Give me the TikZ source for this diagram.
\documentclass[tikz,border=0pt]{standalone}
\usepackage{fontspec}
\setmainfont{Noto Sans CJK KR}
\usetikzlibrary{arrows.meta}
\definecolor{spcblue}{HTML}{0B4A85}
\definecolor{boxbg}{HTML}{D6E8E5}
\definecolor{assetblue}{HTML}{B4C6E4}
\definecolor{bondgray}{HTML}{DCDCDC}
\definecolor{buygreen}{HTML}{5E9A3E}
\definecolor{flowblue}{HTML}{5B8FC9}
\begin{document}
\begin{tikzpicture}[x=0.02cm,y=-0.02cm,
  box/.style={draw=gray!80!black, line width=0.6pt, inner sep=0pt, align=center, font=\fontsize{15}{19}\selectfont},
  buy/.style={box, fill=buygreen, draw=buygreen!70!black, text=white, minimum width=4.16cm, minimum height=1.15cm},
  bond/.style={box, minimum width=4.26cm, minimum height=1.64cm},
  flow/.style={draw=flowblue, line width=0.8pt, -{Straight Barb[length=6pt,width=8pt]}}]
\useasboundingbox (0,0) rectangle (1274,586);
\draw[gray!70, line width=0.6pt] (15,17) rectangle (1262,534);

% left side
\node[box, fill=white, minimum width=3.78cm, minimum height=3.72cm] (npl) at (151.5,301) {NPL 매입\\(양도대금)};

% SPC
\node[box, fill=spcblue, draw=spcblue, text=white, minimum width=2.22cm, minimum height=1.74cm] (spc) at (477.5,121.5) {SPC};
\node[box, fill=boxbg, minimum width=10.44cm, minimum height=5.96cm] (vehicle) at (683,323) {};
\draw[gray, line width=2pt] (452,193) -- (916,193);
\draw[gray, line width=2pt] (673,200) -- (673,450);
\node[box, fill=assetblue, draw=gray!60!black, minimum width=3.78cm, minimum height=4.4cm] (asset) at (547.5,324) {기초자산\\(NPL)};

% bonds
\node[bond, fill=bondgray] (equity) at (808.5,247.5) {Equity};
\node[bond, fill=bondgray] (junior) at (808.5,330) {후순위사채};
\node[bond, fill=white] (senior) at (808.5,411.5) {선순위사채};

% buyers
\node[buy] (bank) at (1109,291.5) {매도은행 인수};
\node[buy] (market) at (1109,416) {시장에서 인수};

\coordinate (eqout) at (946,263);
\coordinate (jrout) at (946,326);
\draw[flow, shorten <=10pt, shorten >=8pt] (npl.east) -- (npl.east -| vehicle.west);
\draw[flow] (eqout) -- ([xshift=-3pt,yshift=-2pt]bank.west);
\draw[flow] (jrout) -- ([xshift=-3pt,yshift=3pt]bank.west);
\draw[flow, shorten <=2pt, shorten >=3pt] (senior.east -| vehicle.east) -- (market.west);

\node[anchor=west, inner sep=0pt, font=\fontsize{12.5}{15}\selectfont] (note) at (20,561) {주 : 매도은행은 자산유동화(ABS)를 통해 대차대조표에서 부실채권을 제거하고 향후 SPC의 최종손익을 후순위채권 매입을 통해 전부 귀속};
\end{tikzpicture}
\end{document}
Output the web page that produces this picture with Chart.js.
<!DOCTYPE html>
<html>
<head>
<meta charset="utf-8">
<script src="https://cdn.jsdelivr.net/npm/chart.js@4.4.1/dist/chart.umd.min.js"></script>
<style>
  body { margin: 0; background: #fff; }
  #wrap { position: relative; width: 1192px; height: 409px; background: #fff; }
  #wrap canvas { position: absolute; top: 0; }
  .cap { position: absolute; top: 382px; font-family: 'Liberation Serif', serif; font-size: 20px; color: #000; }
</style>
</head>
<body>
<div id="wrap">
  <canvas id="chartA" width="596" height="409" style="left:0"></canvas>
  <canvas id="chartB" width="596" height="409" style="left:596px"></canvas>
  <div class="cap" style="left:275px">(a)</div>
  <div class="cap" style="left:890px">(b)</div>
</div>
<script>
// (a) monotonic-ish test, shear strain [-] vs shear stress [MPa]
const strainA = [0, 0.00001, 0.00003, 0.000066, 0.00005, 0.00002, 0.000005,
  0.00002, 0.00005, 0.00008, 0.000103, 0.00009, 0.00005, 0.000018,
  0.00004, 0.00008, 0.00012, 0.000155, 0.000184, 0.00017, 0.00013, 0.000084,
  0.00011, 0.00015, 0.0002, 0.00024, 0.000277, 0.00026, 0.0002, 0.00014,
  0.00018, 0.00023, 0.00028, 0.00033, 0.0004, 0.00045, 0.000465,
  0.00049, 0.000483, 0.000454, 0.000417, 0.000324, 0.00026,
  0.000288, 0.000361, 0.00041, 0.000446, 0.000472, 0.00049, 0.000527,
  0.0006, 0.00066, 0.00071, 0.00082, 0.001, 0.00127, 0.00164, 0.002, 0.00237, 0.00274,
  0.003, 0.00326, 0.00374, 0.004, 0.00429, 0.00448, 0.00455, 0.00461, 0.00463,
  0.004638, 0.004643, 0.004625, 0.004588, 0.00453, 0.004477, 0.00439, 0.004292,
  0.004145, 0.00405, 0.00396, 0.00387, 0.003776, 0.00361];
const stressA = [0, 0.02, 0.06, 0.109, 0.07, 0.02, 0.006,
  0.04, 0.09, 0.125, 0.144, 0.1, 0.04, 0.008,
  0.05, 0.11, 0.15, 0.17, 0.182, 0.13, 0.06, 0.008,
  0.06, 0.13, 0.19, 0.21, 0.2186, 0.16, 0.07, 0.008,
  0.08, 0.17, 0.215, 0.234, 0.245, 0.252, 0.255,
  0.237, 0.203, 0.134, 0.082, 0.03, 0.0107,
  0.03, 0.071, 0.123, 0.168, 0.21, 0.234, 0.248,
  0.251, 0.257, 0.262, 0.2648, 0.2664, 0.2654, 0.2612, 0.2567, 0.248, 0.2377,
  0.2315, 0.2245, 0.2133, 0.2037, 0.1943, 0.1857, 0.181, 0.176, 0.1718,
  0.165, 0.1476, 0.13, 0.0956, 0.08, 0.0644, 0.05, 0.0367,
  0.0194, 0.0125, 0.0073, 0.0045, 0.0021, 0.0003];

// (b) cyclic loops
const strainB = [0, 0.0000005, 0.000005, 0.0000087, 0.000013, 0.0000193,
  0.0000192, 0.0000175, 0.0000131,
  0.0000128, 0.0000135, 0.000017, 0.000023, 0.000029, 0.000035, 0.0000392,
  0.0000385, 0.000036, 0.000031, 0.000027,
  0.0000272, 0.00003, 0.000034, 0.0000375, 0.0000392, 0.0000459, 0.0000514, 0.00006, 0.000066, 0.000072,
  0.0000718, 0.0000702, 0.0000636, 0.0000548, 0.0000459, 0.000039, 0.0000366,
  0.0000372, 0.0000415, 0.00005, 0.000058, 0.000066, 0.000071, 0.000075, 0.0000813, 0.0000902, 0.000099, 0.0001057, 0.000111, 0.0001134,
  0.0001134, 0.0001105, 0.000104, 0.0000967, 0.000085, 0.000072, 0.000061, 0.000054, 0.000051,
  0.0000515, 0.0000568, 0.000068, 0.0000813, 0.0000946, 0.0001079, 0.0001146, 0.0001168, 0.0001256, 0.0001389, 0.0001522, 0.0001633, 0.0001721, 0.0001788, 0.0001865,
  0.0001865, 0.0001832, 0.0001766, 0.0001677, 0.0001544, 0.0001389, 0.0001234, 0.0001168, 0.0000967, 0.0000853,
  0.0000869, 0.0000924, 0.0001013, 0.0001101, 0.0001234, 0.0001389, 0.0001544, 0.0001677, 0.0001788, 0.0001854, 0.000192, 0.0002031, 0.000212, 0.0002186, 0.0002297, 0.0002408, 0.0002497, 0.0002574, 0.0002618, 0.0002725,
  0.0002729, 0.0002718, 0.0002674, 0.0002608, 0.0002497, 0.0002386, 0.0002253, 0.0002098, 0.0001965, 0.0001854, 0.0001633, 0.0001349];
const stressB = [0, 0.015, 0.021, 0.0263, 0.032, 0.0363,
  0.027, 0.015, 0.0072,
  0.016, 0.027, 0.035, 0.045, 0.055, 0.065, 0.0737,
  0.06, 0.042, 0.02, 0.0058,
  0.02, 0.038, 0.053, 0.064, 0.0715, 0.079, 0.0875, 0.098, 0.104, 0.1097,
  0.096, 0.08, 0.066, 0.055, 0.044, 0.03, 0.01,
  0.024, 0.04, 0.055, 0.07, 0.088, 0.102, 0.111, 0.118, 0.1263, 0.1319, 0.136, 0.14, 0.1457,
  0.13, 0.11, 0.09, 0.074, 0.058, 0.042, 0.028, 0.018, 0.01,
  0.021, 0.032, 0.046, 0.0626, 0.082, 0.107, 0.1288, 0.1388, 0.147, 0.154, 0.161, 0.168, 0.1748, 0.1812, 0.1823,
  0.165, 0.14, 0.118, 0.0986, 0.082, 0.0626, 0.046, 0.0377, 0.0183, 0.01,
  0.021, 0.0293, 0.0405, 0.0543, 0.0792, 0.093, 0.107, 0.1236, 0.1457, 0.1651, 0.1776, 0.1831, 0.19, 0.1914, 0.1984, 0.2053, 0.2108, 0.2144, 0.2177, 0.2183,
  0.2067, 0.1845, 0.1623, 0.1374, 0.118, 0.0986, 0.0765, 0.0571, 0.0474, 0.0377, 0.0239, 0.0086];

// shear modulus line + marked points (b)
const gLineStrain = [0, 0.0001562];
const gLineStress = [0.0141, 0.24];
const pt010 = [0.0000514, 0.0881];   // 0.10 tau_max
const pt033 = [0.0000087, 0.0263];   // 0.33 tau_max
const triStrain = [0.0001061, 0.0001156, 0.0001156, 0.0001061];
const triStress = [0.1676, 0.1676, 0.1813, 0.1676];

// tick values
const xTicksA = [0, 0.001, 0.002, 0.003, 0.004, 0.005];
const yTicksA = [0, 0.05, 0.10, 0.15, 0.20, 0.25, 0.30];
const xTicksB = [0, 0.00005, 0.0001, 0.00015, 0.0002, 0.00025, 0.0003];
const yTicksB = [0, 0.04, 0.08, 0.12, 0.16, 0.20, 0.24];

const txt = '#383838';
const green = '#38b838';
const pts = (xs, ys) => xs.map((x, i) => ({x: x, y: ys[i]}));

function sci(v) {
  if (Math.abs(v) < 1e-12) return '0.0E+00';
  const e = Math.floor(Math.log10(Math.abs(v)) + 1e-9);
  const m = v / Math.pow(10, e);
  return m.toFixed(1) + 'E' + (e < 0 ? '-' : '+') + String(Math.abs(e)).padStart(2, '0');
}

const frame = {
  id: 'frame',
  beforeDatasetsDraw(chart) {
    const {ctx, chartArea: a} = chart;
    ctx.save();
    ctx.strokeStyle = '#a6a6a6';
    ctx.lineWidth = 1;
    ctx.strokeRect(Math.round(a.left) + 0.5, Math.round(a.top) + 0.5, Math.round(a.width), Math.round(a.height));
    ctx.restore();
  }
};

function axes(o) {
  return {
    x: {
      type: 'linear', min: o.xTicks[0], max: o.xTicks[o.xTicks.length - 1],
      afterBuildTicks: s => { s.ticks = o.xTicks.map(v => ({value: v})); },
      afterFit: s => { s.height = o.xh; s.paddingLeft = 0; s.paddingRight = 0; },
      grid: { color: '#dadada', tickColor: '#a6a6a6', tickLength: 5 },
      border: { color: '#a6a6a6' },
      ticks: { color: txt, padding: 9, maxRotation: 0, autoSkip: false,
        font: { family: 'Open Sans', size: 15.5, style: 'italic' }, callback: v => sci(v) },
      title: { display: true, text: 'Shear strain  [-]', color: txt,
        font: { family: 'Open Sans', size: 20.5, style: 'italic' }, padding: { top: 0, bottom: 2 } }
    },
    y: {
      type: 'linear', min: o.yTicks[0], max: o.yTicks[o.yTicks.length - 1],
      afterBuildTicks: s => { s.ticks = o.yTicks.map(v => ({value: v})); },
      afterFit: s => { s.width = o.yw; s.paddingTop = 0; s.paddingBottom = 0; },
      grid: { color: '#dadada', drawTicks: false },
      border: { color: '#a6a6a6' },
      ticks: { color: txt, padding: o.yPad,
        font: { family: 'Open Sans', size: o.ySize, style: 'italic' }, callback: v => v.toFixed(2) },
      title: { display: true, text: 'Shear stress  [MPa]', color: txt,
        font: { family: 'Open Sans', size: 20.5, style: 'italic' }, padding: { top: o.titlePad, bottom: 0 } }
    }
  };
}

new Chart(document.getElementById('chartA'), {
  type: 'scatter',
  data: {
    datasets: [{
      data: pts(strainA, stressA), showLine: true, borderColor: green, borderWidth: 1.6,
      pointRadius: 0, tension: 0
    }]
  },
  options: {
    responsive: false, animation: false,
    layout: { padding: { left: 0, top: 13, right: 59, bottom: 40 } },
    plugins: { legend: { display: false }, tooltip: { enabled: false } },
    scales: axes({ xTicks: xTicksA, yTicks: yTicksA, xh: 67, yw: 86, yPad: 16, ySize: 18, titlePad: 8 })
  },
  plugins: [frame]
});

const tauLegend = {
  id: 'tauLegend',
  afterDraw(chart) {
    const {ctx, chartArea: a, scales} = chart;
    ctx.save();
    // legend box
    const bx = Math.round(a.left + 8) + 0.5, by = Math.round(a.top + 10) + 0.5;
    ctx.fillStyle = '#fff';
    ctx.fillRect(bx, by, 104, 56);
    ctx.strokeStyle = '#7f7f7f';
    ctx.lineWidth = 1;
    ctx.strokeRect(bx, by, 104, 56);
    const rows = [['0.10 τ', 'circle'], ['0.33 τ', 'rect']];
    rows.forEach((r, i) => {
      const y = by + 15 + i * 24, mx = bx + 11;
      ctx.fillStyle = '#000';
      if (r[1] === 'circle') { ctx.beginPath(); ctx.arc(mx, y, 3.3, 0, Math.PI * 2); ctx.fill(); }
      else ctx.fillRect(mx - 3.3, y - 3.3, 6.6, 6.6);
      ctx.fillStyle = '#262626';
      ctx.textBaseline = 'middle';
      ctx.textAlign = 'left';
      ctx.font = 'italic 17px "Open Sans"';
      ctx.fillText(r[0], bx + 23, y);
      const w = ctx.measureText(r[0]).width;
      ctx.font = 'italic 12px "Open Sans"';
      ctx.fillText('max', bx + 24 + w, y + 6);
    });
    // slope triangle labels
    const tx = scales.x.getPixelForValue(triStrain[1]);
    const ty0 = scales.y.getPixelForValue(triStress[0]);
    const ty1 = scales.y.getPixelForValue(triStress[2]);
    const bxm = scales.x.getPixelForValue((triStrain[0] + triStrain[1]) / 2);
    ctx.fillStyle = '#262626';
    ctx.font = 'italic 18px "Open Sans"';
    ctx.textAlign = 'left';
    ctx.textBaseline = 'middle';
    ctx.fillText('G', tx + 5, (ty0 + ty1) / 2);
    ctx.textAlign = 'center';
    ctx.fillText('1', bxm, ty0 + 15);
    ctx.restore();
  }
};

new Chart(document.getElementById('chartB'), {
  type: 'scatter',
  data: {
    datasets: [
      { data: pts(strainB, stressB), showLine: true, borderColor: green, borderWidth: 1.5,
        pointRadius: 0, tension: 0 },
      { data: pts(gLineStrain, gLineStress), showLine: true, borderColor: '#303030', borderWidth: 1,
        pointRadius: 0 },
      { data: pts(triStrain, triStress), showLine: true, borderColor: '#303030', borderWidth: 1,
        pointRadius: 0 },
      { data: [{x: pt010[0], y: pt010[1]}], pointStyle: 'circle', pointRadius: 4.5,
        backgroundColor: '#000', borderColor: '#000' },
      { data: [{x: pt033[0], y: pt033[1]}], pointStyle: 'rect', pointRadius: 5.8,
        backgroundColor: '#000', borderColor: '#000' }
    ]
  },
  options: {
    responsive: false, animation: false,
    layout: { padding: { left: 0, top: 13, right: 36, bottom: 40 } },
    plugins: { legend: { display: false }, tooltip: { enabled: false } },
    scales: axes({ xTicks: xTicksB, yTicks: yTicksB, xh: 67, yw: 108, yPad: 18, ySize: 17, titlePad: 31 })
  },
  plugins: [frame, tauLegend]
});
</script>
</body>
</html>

*EXERCISE DESCRIPTION*. Your task is to quote the lines above, beginning with the first and ending with the one that holds "(market) at (1109,416)".

*EXPECTED ANSWER*.
Give me the TikZ source for this diagram.
\documentclass[tikz,border=0pt]{standalone}
\usepackage{fontspec}
\setmainfont{Noto Sans CJK KR}
\usetikzlibrary{arrows.meta}
\definecolor{spcblue}{HTML}{0B4A85}
\definecolor{boxbg}{HTML}{D6E8E5}
\definecolor{assetblue}{HTML}{B4C6E4}
\definecolor{bondgray}{HTML}{DCDCDC}
\definecolor{buygreen}{HTML}{5E9A3E}
\definecolor{flowblue}{HTML}{5B8FC9}
\begin{document}
\begin{tikzpicture}[x=0.02cm,y=-0.02cm,
  box/.style={draw=gray!80!black, line width=0.6pt, inner sep=0pt, align=center, font=\fontsize{15}{19}\selectfont},
  buy/.style={box, fill=buygreen, draw=buygreen!70!black, text=white, minimum width=4.16cm, minimum height=1.15cm},
  bond/.style={box, minimum width=4.26cm, minimum height=1.64cm},
  flow/.style={draw=flowblue, line width=0.8pt, -{Straight Barb[length=6pt,width=8pt]}}]
\useasboundingbox (0,0) rectangle (1274,586);
\draw[gray!70, line width=0.6pt] (15,17) rectangle (1262,534);

% left side
\node[box, fill=white, minimum width=3.78cm, minimum height=3.72cm] (npl) at (151.5,301) {NPL 매입\\(양도대금)};

% SPC
\node[box, fill=spcblue, draw=spcblue, text=white, minimum width=2.22cm, minimum height=1.74cm] (spc) at (477.5,121.5) {SPC};
\node[box, fill=boxbg, minimum width=10.44cm, minimum height=5.96cm] (vehicle) at (683,323) {};
\draw[gray, line width=2pt] (452,193) -- (916,193);
\draw[gray, line width=2pt] (673,200) -- (673,450);
\node[box, fill=assetblue, draw=gray!60!black, minimum width=3.78cm, minimum height=4.4cm] (asset) at (547.5,324) {기초자산\\(NPL)};

% bonds
\node[bond, fill=bondgray] (equity) at (808.5,247.5) {Equity};
\node[bond, fill=bondgray] (junior) at (808.5,330) {후순위사채};
\node[bond, fill=white] (senior) at (808.5,411.5) {선순위사채};

% buyers
\node[buy] (bank) at (1109,291.5) {매도은행 인수};
\node[buy] (market) at (1109,416) {시장에서 인수};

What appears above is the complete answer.